YOUR INSTRUCTIONS. Identify all lines in the data containing the string "chart". Copy them out.

-- BEGIN GIVEN INFORMATION --

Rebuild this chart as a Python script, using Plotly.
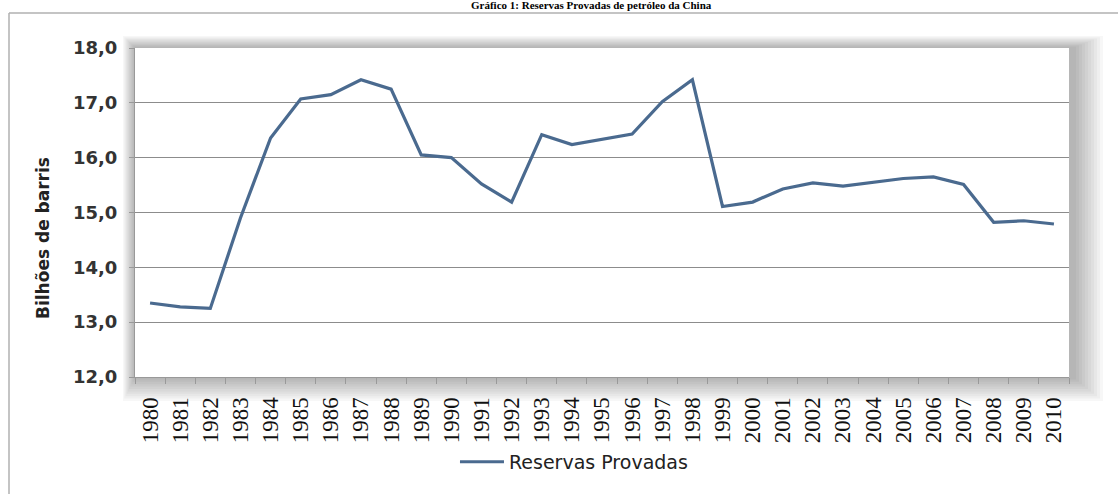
import plotly.graph_objects as go

years = [str(y) for y in range(1980, 2011)]
reservas = [13.35, 13.28, 13.25, 14.9, 16.36, 17.07, 17.15, 17.42, 17.25, 16.05,
            16.0, 15.52, 15.19, 16.42, 16.24, 16.34, 16.43, 17.02, 17.42, 15.11,
            15.19, 15.43, 15.54, 15.48, 15.55, 15.62, 15.65, 15.51, 14.82, 14.85, 14.79]
y_ticks = [12, 13, 14, 15, 16, 17, 18]
titulo = "Gráfico 1: Reservas Provadas de petróleo da China"
y_titulo = "Bilhões de barris"

fig = go.Figure()
fig.add_trace(go.Scatter(
    x=years, y=reservas, mode="lines", name="Reservas Provadas",
    line=dict(color="#4a6a8f", width=3.2)))

shapes = []
# outer chart border (left and top visible)
shapes.append(dict(type="line", xref="paper", yref="paper",
                   x0=-126/934, x1=1.2, y0=1 + 35/329, y1=1 + 35/329,
                   line=dict(color="#b0b0b0", width=1.5), layer="below"))
shapes.append(dict(type="line", xref="paper", yref="paper",
                   x0=-126/934, x1=-126/934, y0=1 + 35/329, y1=-0.5,
                   line=dict(color="#b0b0b0", width=1.5), layer="below"))
# soft shadow around plot area
for i in range(10):
    d = (10 - i) * 3
    shapes.append(dict(type="rect", xref="paper", yref="paper",
                       x0=-(d * 0.4) / 934, x1=1 + (d + 4) / 934,
                       y0=-(d * 0.8) / 329, y1=1 + (d * 0.4) / 329,
                       fillcolor="rgba(0,0,0,0.03)", line=dict(width=0), layer="below"))
shapes.append(dict(type="rect", xref="paper", yref="paper", x0=0, x1=1, y0=0, y1=1,
                   fillcolor="white", line=dict(width=0), layer="below"))

fig.update_layout(
    width=1118, height=494,
    margin=dict(l=135, r=49, t=48, b=117),
    paper_bgcolor="white", plot_bgcolor="rgba(0,0,0,0)",
    separators=",.",
    shapes=shapes,
    showlegend=True,
    legend=dict(orientation="h", x=0.47, xanchor="center", y=-0.258, yanchor="middle",
                font=dict(family="DejaVu Sans", size=19, color="#222"),
                bgcolor="rgba(0,0,0,0)", itemwidth=44),
    annotations=[
        dict(text="<b>" + titulo + "</b>", xref="paper", yref="paper",
             x=0.489, xanchor="center", y=1 + 35/329, yanchor="bottom",
             showarrow=False,
             font=dict(family="Liberation Serif", size=11, color="black")),
        dict(text="<b>" + y_titulo + "</b>", xref="paper", yref="paper",
             x=-92/934, xanchor="center", y=139/329, yanchor="middle",
             textangle=-90, showarrow=False,
             font=dict(family="DejaVu Sans", size=17, color="#222")),
    ],
    xaxis=dict(type="category", tickangle=-90, tickson="boundaries",
               ticks="outside", ticklen=6, tickcolor="#999", tickwidth=1,
               ticklabelstandoff=10,
               tickfont=dict(family="Liberation Serif", size=23, color="#111"),
               showline=True, linecolor="#999", linewidth=1,
               showgrid=False, range=[-0.5, 30.5]),
    yaxis=dict(range=[12, 18], tickvals=y_ticks, tickformat=".1f",
               ticks="outside", ticklen=5, tickcolor="#999",
               ticklabelstandoff=8,
               tickfont=dict(family="DejaVu Sans", size=18, color="#333", weight="bold"),
               showline=True, linecolor="#999", linewidth=1,
               showgrid=True, gridcolor="#8c8c8c", gridwidth=1,
               zeroline=False),
)

fig.write_html("out.html")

-- END GIVEN INFORMATION --

RESULT BELOW.
Rebuild this chart as a Python script, using Plotly.
# outer chart border (left and top visible)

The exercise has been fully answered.